Verständlich, dass sich bei einigen der Bewegungsdrang breitmacht. Plötzlich gehen alle joggen, topfen ihre Blumen um. Sortieren ihre Bücherregale nach Farben, Autoren, Größe – oder alles zusammen. Und wenn man Instagram Glauben schenkt, dann gibt es eine Beschäftigungstherapie schlechthin, sie heißt: Bananenbrot backen.
Ansteckende Ideen in Zeiten der Quarantäne
Auch ich fing an mir auszumalen, was ich alles schaffen könnte und füllte ebenfalls meine To-do-Listen mit Dingen, die ich schon immer mal machen wollte. Grundlegend aufräumen, renovieren, Yoga ausprobieren, Laufen gehen. Bücher lesen, die schon lange auf meiner Liste stehen und mal nichts mit Uni zu tun haben. Brot backen – allgemein mehr in der Küche stehen und kochen. T-Shirts färben. Mit Freunden facetimen, die man schon so lange nicht mehr gesehen hat.
Die gesammelten DIY Pinterest-Pins durchforsten und endlich nachbasteln – wie zum Beispiel eine selbstgebaute Pflanzentreppe, die ich schon länger gerne hätte. Habe ich Pflanzen? Nein. Was mache ich von meinen großen Ideen? Nichts.
Ernüchterung auf halber Strecke – Schluss mit dem Bananenbrot-Backen!
Meine Pizza-Kartons bekommen weiterhin Zuwachs. Das letzte Mal Sport war Völkerball in der Oberstufe und meine glorreiche Idee zu renovieren, endete in Frustration und blanken Nerven. Kurzum: Ich fühle mich nicht selbstoptimiert, ich habe bisher nicht zu einem besseren Ich gefunden und fühle mich – trotz der gewonnen Freizeit – gestresst. Vielleicht erst recht durch die vermeintlich „zusätzliche“ Zeit.

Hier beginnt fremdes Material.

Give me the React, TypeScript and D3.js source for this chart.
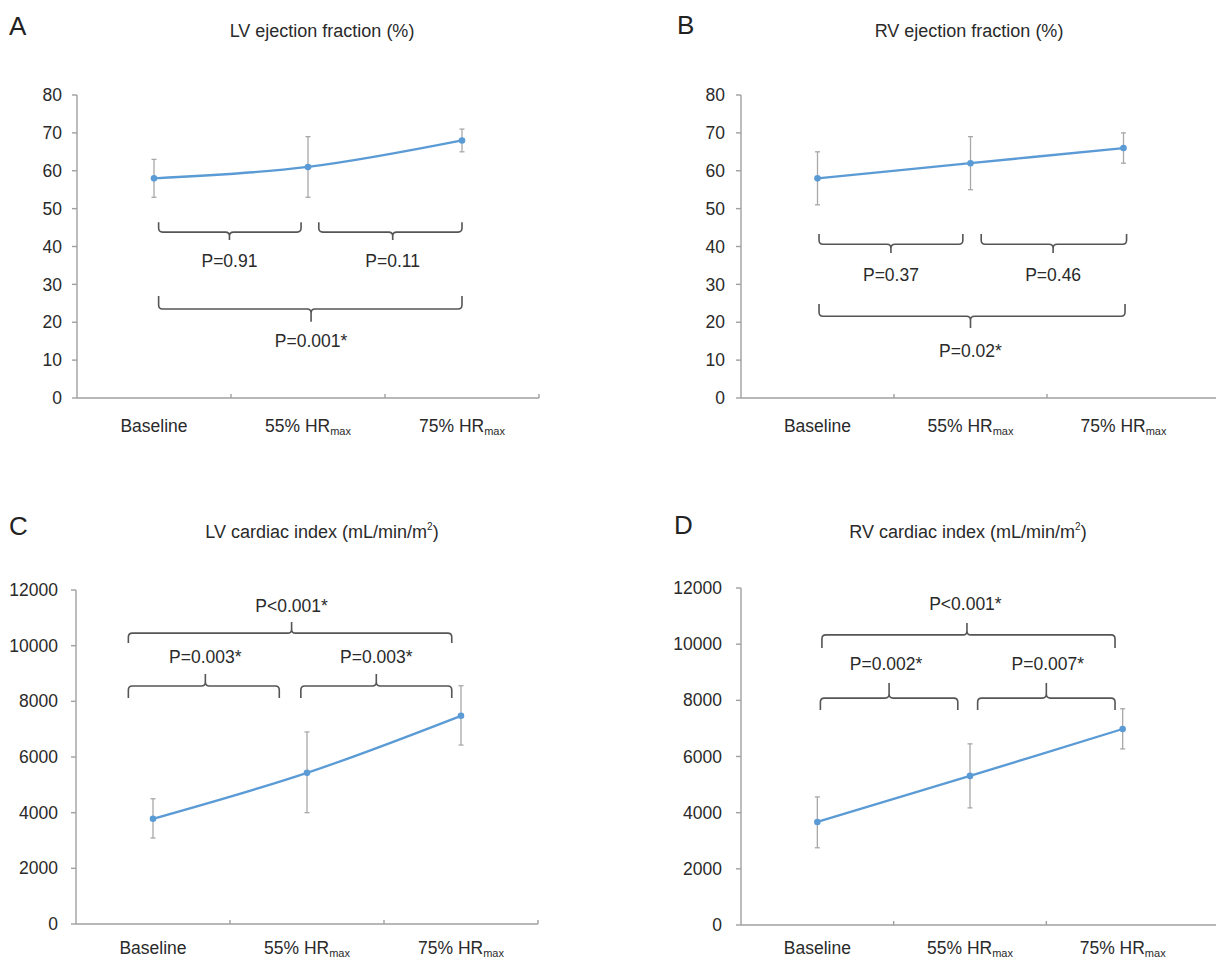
import React from "react";
import * as d3 from "d3";

// ---------- Data ----------
const categories = ["Baseline", "55% HR", "75% HR"];
const categorySubs = ["", "max", "max"];

const efTicks = [0, 10, 20, 30, 40, 50, 60, 70, 80];
const ciTicks = [0, 2000, 4000, 6000, 8000, 10000, 12000];

const lvefMean = [58, 61, 68];
const lvefLow = [53, 53, 65];
const lvefHigh = [63, 69, 71];

const rvefMean = [58, 62, 66];
const rvefLow = [51, 55, 62];
const rvefHigh = [65, 69, 70];

const lvciMean = [3780, 5430, 7480];
const lvciLow = [3090, 4000, 6430];
const lvciHigh = [4500, 6900, 8560];

const rvciMean = [3670, 5310, 6980];
const rvciLow = [2750, 4170, 6270];
const rvciHigh = [4560, 6450, 7700];

// comparison brackets: from/to/tip in category-index units, levels in data units
type Bracket = { from: number; to: number; tip: number; end: number; h: number; tipY: number; text: string; textX: number; textY: number };

const lvefBrackets: Bracket[] = [
  { from: 0.03, to: 0.955, tip: 0.49, end: 46.4, h: 43.8, tipY: 41.7, text: "P=0.91", textX: 0.49, textY: 34.6 },
  { from: 1.07, to: 2.0, tip: 1.55, end: 46.4, h: 43.8, tipY: 41.7, text: "P=0.11", textX: 1.55, textY: 34.6 },
  { from: 0.03, to: 2.0, tip: 1.02, end: 26.9, h: 23.5, tipY: 20.1, text: "P=0.001*", textX: 1.02, textY: 13.5 },
];
const rvefBrackets: Bracket[] = [
  { from: 0.01, to: 0.95, tip: 0.48, end: 43.3, h: 40.6, tipY: 38.3, text: "P=0.37", textX: 0.48, textY: 30.9 },
  { from: 1.07, to: 2.02, tip: 1.54, end: 43.3, h: 40.6, tipY: 38.3, text: "P=0.46", textX: 1.54, textY: 30.9 },
  { from: 0.01, to: 2.01, tip: 1.0, end: 24.8, h: 21.6, tipY: 18.5, text: "P=0.02*", textX: 1.0, textY: 10.8 },
];
const lvciBrackets: Bracket[] = [
  { from: -0.16, to: 1.94, tip: 0.9, end: 10100, h: 10450, tipY: 10850, text: "P<0.001*", textX: 0.9, textY: 11210 },
  { from: -0.16, to: 0.82, tip: 0.34, end: 8120, h: 8550, tipY: 8980, text: "P=0.003*", textX: 0.34, textY: 9380 },
  { from: 0.96, to: 1.94, tip: 1.45, end: 8120, h: 8550, tipY: 8980, text: "P=0.003*", textX: 1.45, textY: 9380 },
];
const rvciBrackets: Bracket[] = [
  { from: 0.03, to: 1.95, tip: 0.98, end: 9860, h: 10330, tipY: 10750, text: "P<0.001*", textX: 0.97, textY: 11220 },
  { from: 0.02, to: 0.92, tip: 0.47, end: 7660, h: 8080, tipY: 8620, text: "P=0.002*", textX: 0.45, textY: 9080 },
  { from: 1.05, to: 1.95, tip: 1.5, end: 7660, h: 8080, tipY: 8620, text: "P=0.007*", textX: 1.51, textY: 9080 },
];

// ---------- Layout ----------
const FONT = "'Liberation Sans', Arial, Helvetica, sans-serif";
const LINE = "#5b9bd5";
const AXIS = "#a0a0a0";
const ERR = "#a8a8a8";
const BRK = "#555";
const TXT = "#2a2a2a";

type Panel = {
  letter: string; letterX: number; letterY: number;
  title: string; titleSup?: string; titleX: number; titleY: number;
  left: number; right: number; axisEnd: number; top: number; bottom: number;
  yMax: number; ticks: number[]; labelGap: number; xLabelY: number;
  mean: number[]; low: number[]; high: number[]; brackets: Bracket[];
};

const panels: Panel[] = [
  { letter: "A", letterX: 9, letterY: 35, title: "LV ejection fraction (%)", titleX: 322, titleY: 37,
    left: 77, right: 539, axisEnd: 539, top: 95, bottom: 398, yMax: 80, ticks: efTicks, labelGap: 15, xLabelY: 432,
    mean: lvefMean, low: lvefLow, high: lvefHigh, brackets: lvefBrackets },
  { letter: "B", letterX: 677, letterY: 34, title: "RV ejection fraction (%)", titleX: 969, titleY: 37,
    left: 741, right: 1200, axisEnd: 1216, top: 95, bottom: 398, yMax: 80, ticks: efTicks, labelGap: 16, xLabelY: 432,
    mean: rvefMean, low: rvefLow, high: rvefHigh, brackets: rvefBrackets },
  { letter: "C", letterX: 9, letterY: 535, title: "LV cardiac index (mL/min/m", titleSup: "2", titleX: 322, titleY: 538,
    left: 76, right: 538, axisEnd: 538, top: 590, bottom: 924, yMax: 12000, ticks: ciTicks, labelGap: 18, xLabelY: 954,
    mean: lvciMean, low: lvciLow, high: lvciHigh, brackets: lvciBrackets },
  { letter: "D", letterX: 674, letterY: 534, title: "RV cardiac index (mL/min/m", titleSup: "2", titleX: 968, titleY: 538,
    left: 741, right: 1199, axisEnd: 1216, top: 588, bottom: 925, yMax: 12000, ticks: ciTicks, labelGap: 19, xLabelY: 954,
    mean: rvciMean, low: rvciLow, high: rvciHigh, brackets: rvciBrackets },
];

function bracketPath(x1: number, x2: number, xm: number, yEnd: number, yH: number, yTip: number) {
  const r = 4;
  const e = Math.sign(yH - yEnd);
  const s = Math.sign(yTip - yH);
  return [
    `M${x1},${yEnd}`,
    `L${x1},${yH - e * r}`,
    `Q${x1},${yH} ${x1 + r},${yH}`,
    `L${xm - r},${yH}`,
    `Q${xm},${yH} ${xm},${yH + s * r}`,
    `L${xm},${yTip}`,
    `M${xm},${yH + s * r}`,
    `Q${xm},${yH} ${xm + r},${yH}`,
    `L${x2 - r},${yH}`,
    `Q${x2},${yH} ${x2},${yH - e * r}`,
    `L${x2},${yEnd}`,
  ].join(" ");
}

function PanelView({ p }: { p: Panel }) {
  const x = d3.scaleLinear().domain([-0.5, 2.5]).range([p.left, p.right]);
  const y = d3.scaleLinear().domain([0, p.yMax]).range([p.bottom, p.top]);
  const band = (p.right - p.left) / 3;
  const line = d3
    .line<number>()
    .x((_, i) => x(i))
    .y((d) => y(d))
    .curve(d3.curveCatmullRom.alpha(0.5));
  const boundaries = (p.axisEnd > p.right + 2 ? [1, 2] : [1, 2, 3]).map((k) => p.left + k * band);

  return (
    <g>
      <text x={p.letterX} y={p.letterY} fontSize={26} fill="#222" fontFamily={FONT}>{p.letter}</text>
      <text x={p.titleX} y={p.titleY} fontSize={18} fill={TXT} textAnchor="middle" fontFamily={FONT}>
        {p.title}
        {p.titleSup ? <tspan fontSize={10} dy={-8}>{p.titleSup}</tspan> : null}
        {p.titleSup ? <tspan dy={8}>)</tspan> : null}
      </text>

      {/* y axis */}
      <line x1={p.left} x2={p.left} y1={y(p.yMax)} y2={y(0)} stroke={AXIS} strokeWidth={1.4} />
      {p.ticks.map((t) => (
        <g key={t}>
          <line x1={p.left - 5} x2={p.left} y1={y(t)} y2={y(t)} stroke={AXIS} strokeWidth={1.4} />
          <text x={p.left - p.labelGap} y={y(t)} dy="0.35em" fontSize={17.5} fill={TXT} textAnchor="end" fontFamily={FONT}>{t}</text>
        </g>
      ))}

      {/* x axis */}
      <line x1={p.left} x2={p.axisEnd} y1={y(0)} y2={y(0)} stroke={AXIS} strokeWidth={1.4} />
      {boundaries.map((bx, i) => (
        <line key={i} x1={bx} x2={bx} y1={y(0)} y2={y(0) - 4} stroke={AXIS} strokeWidth={1.4} />
      ))}
      {categories.map((c, i) => (
        <text key={c} x={x(i)} y={p.xLabelY} fontSize={17.5} fill={TXT} textAnchor="middle" fontFamily={FONT}>
          {c}
          {categorySubs[i] ? <tspan fontSize={11} dy={3}>{categorySubs[i]}</tspan> : null}
        </text>
      ))}

      {/* error bars */}
      {p.mean.map((_, i) => (
        <g key={i} stroke={ERR} strokeWidth={1.3}>
          <line x1={x(i)} x2={x(i)} y1={y(p.low[i])} y2={y(p.high[i])} />
          <line x1={x(i) - 2.5} x2={x(i) + 2.5} y1={y(p.low[i])} y2={y(p.low[i])} />
          <line x1={x(i) - 2.5} x2={x(i) + 2.5} y1={y(p.high[i])} y2={y(p.high[i])} />
        </g>
      ))}

      {/* line + markers */}
      <path d={line(p.mean) || ""} fill="none" stroke={LINE} strokeWidth={2.3} />
      {p.mean.map((v, i) => (
        <circle key={i} cx={x(i)} cy={y(v)} r={3.3} fill={LINE} />
      ))}

      {/* brackets */}
      {p.brackets.map((b, i) => (
        <g key={i}>
          <path d={bracketPath(x(b.from), x(b.to), x(b.tip), y(b.end), y(b.h), y(b.tipY))} fill="none" stroke={BRK} strokeWidth={1.6} />
          <text x={x(b.textX)} y={y(b.textY)} fontSize={17.5} fill={TXT} textAnchor="middle" fontFamily={FONT}>{b.text}</text>
        </g>
      ))}
    </g>
  );
}

export default function App() {
  return (
    <svg width={1216} height={961} style={{ position: "absolute", left: 0, top: 0, background: "#fff" }}>
      <rect width={1216} height={961} fill="#fff" />
      {panels.map((p) => (
        <PanelView key={p.letter} p={p} />
      ))}
    </svg>
  );
}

Das Beste aus der jetzigen Situation machen – ja. Das meiste aus der Zeit rausholen – nein. Dass Instagram uns ein scheinbar perfektes Leben aufzeigt, ist nichts Neues. Auch in der jetzigen Situation hat sich das Insta-Game nicht verändert, es haben sich nur die Aktivitäten verschoben. Gegenüber FOCUS Online betont die Resilienz-Trainerin Sigrid Diekow, die sich mit Menschen in extremen Belastungssituationen beschäftigt, wie wichtig es sei, sich in der Quarantäne die Frage zu stellen: Was kann ich jetzt tun, damit ich gesund bleibe? Die Trainerin hat aber einen anderen Eindruck: „Die Leute denken eher andersrum. Sie fragen: Was kann ich tun, damit ich nicht krank werde?“. Stichwort: Selbstoptimierung. Laufen gehen, Smoothies pürieren, Yoga machen.

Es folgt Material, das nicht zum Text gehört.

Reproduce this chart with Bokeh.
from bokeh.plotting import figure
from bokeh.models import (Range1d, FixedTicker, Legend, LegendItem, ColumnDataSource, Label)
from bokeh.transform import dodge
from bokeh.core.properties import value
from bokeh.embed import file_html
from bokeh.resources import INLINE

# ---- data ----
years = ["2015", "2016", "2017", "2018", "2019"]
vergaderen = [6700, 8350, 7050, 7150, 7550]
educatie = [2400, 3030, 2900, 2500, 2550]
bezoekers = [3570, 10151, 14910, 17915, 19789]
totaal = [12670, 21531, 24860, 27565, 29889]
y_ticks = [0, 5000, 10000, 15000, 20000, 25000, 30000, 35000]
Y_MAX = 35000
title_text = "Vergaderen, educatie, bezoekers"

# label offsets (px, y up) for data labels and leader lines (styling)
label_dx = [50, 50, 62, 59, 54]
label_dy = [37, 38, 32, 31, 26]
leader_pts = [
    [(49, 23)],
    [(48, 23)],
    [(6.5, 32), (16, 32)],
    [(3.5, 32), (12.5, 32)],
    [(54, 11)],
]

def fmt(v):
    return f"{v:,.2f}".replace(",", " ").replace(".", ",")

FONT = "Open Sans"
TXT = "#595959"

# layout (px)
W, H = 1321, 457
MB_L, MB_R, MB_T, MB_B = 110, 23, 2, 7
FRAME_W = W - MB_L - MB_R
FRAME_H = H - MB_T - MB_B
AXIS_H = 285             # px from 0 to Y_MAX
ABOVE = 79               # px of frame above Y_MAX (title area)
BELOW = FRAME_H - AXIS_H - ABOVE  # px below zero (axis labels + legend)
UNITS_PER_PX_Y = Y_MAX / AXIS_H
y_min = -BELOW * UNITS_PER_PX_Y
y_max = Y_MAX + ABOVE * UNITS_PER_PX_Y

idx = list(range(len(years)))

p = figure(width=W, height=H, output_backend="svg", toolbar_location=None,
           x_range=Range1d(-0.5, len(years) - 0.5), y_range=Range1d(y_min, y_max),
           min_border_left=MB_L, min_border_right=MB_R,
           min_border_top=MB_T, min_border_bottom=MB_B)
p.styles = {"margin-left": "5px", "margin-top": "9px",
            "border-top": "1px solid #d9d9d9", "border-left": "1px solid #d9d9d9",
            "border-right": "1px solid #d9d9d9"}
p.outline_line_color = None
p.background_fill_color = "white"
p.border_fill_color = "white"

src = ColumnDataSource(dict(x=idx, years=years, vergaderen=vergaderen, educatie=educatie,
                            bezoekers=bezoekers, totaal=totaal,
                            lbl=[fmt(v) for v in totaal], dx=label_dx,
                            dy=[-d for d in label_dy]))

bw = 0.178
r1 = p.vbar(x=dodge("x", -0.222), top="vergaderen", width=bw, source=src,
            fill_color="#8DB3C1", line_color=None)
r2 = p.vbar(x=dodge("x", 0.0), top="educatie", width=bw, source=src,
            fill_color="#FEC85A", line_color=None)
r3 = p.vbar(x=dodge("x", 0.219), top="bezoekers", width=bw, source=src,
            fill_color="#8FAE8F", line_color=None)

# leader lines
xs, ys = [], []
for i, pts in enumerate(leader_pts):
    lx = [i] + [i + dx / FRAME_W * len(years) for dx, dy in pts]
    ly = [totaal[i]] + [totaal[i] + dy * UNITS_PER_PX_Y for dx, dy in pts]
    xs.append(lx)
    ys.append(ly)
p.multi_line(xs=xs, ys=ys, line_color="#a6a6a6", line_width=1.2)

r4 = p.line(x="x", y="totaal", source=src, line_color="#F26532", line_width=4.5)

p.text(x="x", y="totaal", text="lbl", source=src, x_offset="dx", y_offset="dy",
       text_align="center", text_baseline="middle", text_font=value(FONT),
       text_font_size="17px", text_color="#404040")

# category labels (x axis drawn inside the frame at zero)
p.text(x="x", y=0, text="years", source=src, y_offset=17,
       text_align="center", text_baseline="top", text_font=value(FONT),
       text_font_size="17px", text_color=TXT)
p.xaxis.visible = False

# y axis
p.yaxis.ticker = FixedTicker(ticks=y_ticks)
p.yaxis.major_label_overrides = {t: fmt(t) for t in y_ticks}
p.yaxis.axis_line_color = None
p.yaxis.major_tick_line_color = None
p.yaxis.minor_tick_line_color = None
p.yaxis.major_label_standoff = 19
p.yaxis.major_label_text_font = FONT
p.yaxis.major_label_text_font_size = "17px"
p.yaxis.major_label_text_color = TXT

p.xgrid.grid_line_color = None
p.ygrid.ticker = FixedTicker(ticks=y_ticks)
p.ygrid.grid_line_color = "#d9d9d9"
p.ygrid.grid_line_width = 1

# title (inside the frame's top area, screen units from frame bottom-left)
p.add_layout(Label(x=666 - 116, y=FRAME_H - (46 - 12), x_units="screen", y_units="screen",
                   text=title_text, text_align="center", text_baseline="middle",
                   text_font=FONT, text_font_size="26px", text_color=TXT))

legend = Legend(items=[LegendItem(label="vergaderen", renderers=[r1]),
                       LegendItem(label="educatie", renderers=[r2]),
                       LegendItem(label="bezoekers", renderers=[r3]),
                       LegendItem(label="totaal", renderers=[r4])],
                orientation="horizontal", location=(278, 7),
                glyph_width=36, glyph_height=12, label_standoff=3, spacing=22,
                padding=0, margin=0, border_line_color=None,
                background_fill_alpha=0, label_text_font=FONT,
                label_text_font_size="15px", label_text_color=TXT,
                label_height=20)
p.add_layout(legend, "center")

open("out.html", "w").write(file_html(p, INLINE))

„Für mich steht die Gesundheit im Vordergrund. Das Vertrauen in den Körper. Die Überlegung, was ihm gerade jetzt besonders guttut – wie ich ihn physisch und psychisch stärken kann“, führt Diekow weiter aus. Ich persönlich merke einfach, wie sehr mich eine derartig lange To-do-Liste stresst. Am Ende muss jede*r für sich selbst entscheiden, was das Beste für einen ist. Für mich: Keinen Wettkampf aus dem Backen, Kochen und Laufen machen. Ich hole mir jetzt lieber ein Stück Schokolade, denn das macht mich wirklich glücklich – heute bleibe ich im Bett!